First Success with the DFT

I finally put all of the pieces together this morning:

I feel like I have a solid grasp of the Discrete Fourier Transform, and I can now answer questions that stumped me a few days ago, like: if my signal has no imaginary component, why are the coefficients of its Fourier series complex numbers?

This is kind of like asking: if my number is an integer, why might half of it be a (non-integral) rational number? While our signal might have no imaginary component, this is kind of a special case for periodic phenomena, in the same way that even numbers are special integers.

In order to be able to express both sine and cosine using a “circle machine” (and why we care about these circle machines will need to wait for another post) we need to be able to set both the lengths of the machine’s arms but also their starting angles. It’s almost impossible to detect in this video, but the “sine machine” starts with one arm straight up and the other straight down, where the “cosine machine” begins with them stretched end-to-end horizontally:

So each arm needs two parameters (length and initial angle) just to be able to express real-valued signals. Bundling up these two parameters into a complex number isn’t strictly necessary, but it’s a natural and insightful choice.

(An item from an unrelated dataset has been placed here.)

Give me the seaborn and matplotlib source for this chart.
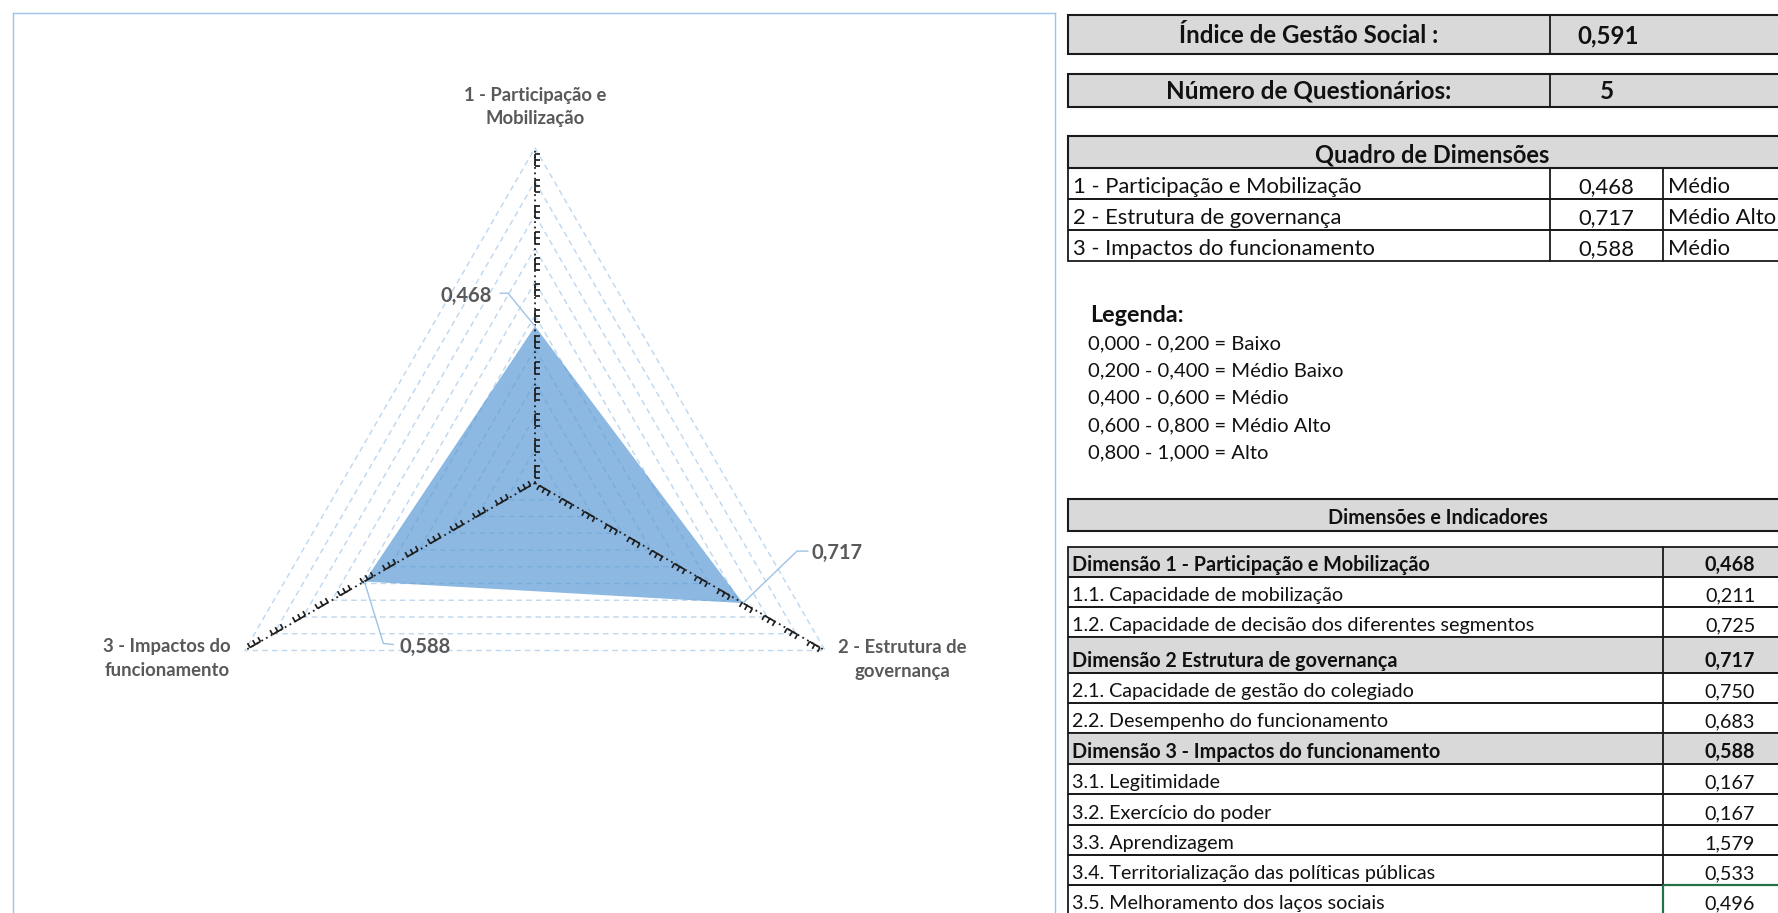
import numpy as np
import matplotlib
matplotlib.use("Agg")
import matplotlib.pyplot as plt
from matplotlib.patches import Rectangle
from matplotlib.collections import LineCollection
import seaborn as sns

# ---------------------------------------------------------------- data
dimensoes_eixo = ["1 - Participação e\nMobilização",
                  "2 - Estrutura de\ngovernança",
                  "3 - Impactos do\nfuncionamento"]
dimensoes_nome = ["1 - Participação e Mobilização",
                  "2 - Estrutura de governança",
                  "3 - Impactos do funcionamento"]
dimensoes_valor = [0.468, 0.717, 0.588]
dimensoes_classe = ["Médio", "Médio Alto", "Médio"]

indice_gestao_social = 0.591
numero_questionarios = 5

legenda_faixas = ["0,000 - 0,200 = Baixo",
                  "0,200 - 0,400 = Médio Baixo",
                  "0,400 - 0,600 = Médio",
                  "0,600 - 0,800 = Médio Alto",
                  "0,800 - 1,000 = Alto"]

indicadores_nome = ["Dimensão 1 - Participação e Mobilização",
                    "1.1. Capacidade de mobilização",
                    "1.2. Capacidade de decisão dos diferentes segmentos",
                    "Dimensão 2 Estrutura de governança",
                    "2.1. Capacidade de gestão do colegiado",
                    "2.2. Desempenho do funcionamento",
                    "Dimensão 3 - Impactos do funcionamento",
                    "3.1. Legitimidade",
                    "3.2. Exercício do poder",
                    "3.3. Aprendizagem",
                    "3.4. Territorialização das políticas públicas",
                    "3.5. Melhoramento dos laços sociais"]
indicadores_valor = [0.468, 0.211, 0.725, 0.717, 0.750, 0.683,
                     0.588, 0.167, 0.167, 1.579, 0.533, 0.496]
indicadores_dimensao = [True, False, False, True, False, False,
                        True, False, False, False, False, False]


def fmt(v):
    return f"{v:.3f}".replace(".", ",")


# ---------------------------------------------------------------- style
sns.set_theme(style="white")
plt.rcParams["font.family"] = ["Lato", "DejaVu Sans"]

W, H = 1778, 913
fig = plt.figure(figsize=(W / 100, H / 100), dpi=100)
fig.patch.set_facecolor("white")

# radar area: centre and radius in pixels
CX, CY, R = 535, 483, 335
BOX_L, BOX_T, BOX_R = 13, 13, 1055
ax = fig.add_axes([BOX_L / W, 0, (BOX_R - BOX_L) / W, (H - BOX_T) / H])
ax.set_xlim((BOX_L - CX) / R, (BOX_R - CX) / R)
ax.set_ylim((CY - H) / R, (CY - BOX_T) / R)
ax.set_xticks([])
ax.set_yticks([])
for side in ("top", "left", "right"):
    ax.spines[side].set_color("#9DC3E6")
    ax.spines[side].set_linewidth(1.0)
ax.spines["bottom"].set_visible(False)

grid_c = "#BDD7EE"
label_c = "#595959"
angles = np.deg2rad([90, -30, 210])
ux, uy = np.cos(angles), np.sin(angles)

# dashed triangular grid rings
for r in np.arange(1, 11) / 10:
    ax.plot(np.append(r * ux, r * ux[0]), np.append(r * uy, r * uy[0]),
            color=grid_c, lw=1.0, ls=(0, (4, 3)), zorder=2)

# filled series
vals = np.array(dimensoes_valor)
ax.fill(vals * ux, vals * uy, color="#5B9BD5", alpha=0.7, lw=0, zorder=3)

# radial axes with tick marks
period, seg_len, prong = 26 / R, 12 / R, 5 / R
for a in angles:
    u = np.array([np.cos(a), np.sin(a)])
    n = np.array([np.sin(a), -np.cos(a)])
    ax.plot([0, u[0]], [0, u[1]], color="#1f1f1f", lw=1.3,
            ls=(0, (1, 2)), zorder=4)
    segs = []
    t = 0.015
    while t + seg_len <= 1.0:
        segs.append([t * u, (t + seg_len) * u])
        for s in (0.0, 0.5, 1.0):
            p = (t + s * seg_len) * u
            segs.append([p, p + prong * n])
        t += period
    ax.add_collection(LineCollection(segs, colors="#1f1f1f", lw=1.25, zorder=4))

# category labels (pixel offsets from each vertex)
cat_off = [(0, 41), (77, -9), (-78, -8)]
for name, x, y, (dx, dy) in zip(dimensoes_eixo, ux, uy, cat_off):
    ax.text(x + dx / R, y + dy / R, name, ha="center", va="center",
            multialignment="center", fontsize=13.3, fontweight="bold",
            color=label_c, linespacing=1.45, zorder=5)

# data labels with leader lines (pixel offsets from each point)
leaders = [[(0, 0), (-27, 33), (-35, 33)],
           [(0, 0), (54, 52), (65, 52)],
           [(0, 0), (19, -62), (29, -63)]]
lab_pos = [(-43, 30, "right"), (68, 50, "left"), (35, -65, "left")]
for v, x, y, lead, (dx, dy, ha) in zip(vals, ux, uy, leaders, lab_pos):
    px, py = v * x, v * y
    lx = [px + a / R for a, b in lead]
    ly = [py + b / R for a, b in lead]
    ax.plot(lx, ly, color="#9DC3E6", lw=1.0, zorder=5)
    ax.text(px + dx / R, py + dy / R, fmt(v), ha=ha, va="center",
            fontsize=14.5, fontweight="bold", color=label_c, zorder=5)

# ---------------------------------------------------------------- tables
tb = fig.add_axes([0, 0, 1, 1], zorder=10)
tb.set_xlim(0, W)
tb.set_ylim(H, 0)
tb.axis("off")
tb.patch.set_alpha(0)

GREY = "#D9D9D9"
INK = "#111111"
L, RIGHT = 1068, 1810
C1, C2 = 1550, 1663


def box(x0, y0, x1, y1, fill=None, lw=1.3, ec="#1a1a1a"):
    tb.add_patch(Rectangle((x0, y0), x1 - x0, y1 - y0,
                           facecolor=fill if fill else "none",
                           edgecolor=ec, lw=lw, zorder=1))


def vline(x, y0, y1, lw=1.3):
    tb.plot([x, x], [y0, y1], color="#1a1a1a", lw=lw, zorder=2)


# Índice de Gestão Social
box(L, 15, RIGHT, 54, GREY, lw=1.5)
vline(C1, 15, 54)
tb.text((L + C1) / 2, 43, "Índice de Gestão Social :", ha="center",
        va="baseline", fontsize=17.3, fontweight="bold", color=INK)
tb.text(1577, 43, fmt(indice_gestao_social), ha="left", va="baseline",
        fontsize=17.3, fontweight="bold", color=INK)

# Número de Questionários
box(L, 74, RIGHT, 107, GREY, lw=1.5)
vline(C1, 74, 107)
tb.text((L + C1) / 2, 99, "Número de Questionários:", ha="center",
        va="baseline", fontsize=17.5, fontweight="bold", color=INK)
tb.text(1607, 99, str(numero_questionarios), ha="center", va="baseline",
        fontsize=17.5, fontweight="bold", color=INK)

# Quadro de Dimensões
box(L, 136, RIGHT, 168, GREY, lw=1.5)
tb.text(1432, 163, "Quadro de Dimensões", ha="center", va="baseline",
        fontsize=17, fontweight="bold", color=INK)
y = 168
for nome, v, cls in zip(dimensoes_nome, dimensoes_valor, dimensoes_classe):
    box(L, y, RIGHT, y + 31, None)
    vline(C1, y, y + 31)
    vline(C2, y, y + 31)
    tb.text(1073, y + 25, nome, ha="left", va="baseline", fontsize=15.8,
            color=INK)
    tb.text((C1 + C2) / 2, y + 25, fmt(v), ha="center", va="baseline",
            fontsize=15.8, color=INK)
    tb.text(1668, y + 25, cls, ha="left", va="baseline", fontsize=15.8,
            color=INK)
    y += 31

# Legenda
tb.text(1090, 322, "Legenda:", ha="left", va="baseline", fontsize=16.8,
        fontweight="bold", color=INK)
for i, faixa in enumerate(legenda_faixas):
    tb.text(1088, 349 + i * 27.3, faixa, ha="left", va="baseline",
            fontsize=14.6, color=INK)

# Dimensões e Indicadores
box(L, 499, RIGHT, 531, GREY, lw=1.5)
tb.text(1438, 524, "Dimensões e Indicadores", ha="center", va="baseline",
        fontsize=14.2, fontweight="bold", color=INK)

row_h = [30, 30, 30, 36, 30, 30, 31, 30, 31, 30, 30, 30]
y = 547
for nome, v, dim, h in zip(indicadores_nome, indicadores_valor,
                           indicadores_dimensao, row_h):
    box(L, y, RIGHT, y + h, GREY if dim else None)
    vline(C2, y, y + h)
    weight = "bold" if dim else "normal"
    tb.text(1072, y + h - 6, nome, ha="left", va="baseline", fontsize=14.2,
            fontweight=weight, color=INK)
    tb.text(1730, y + h - 6, fmt(v), ha="center", va="baseline",
            fontsize=14.2, fontweight=weight, color=INK)
    y += h

# active cell outline
sel_y = 547 + sum(row_h[:-1])
tb.add_patch(Rectangle((C2, sel_y), 200, 60, facecolor="none",
                       edgecolor="#217346", lw=1.6, zorder=3))

fig.savefig("out.png", dpi=100, facecolor="white")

Here are a few more. A square wave:

And the unit circle:

More Questions

Still, more questions remain.

• It’s not obvious to me why the (sampled) basis functions are orthogonal. This appears to have something to do with the fact that different frequencies result in samples “bouncing around” the roots of unity in different orders.
• Related to this, there appear to be exactly n ways to bounce around the n^th roots of unity. I think what I’m observing is that there are n distinct cyclic groups (including subgroups) that “involve” the n^th roots of unity.

Clearly I still have more to learn about the unit circle!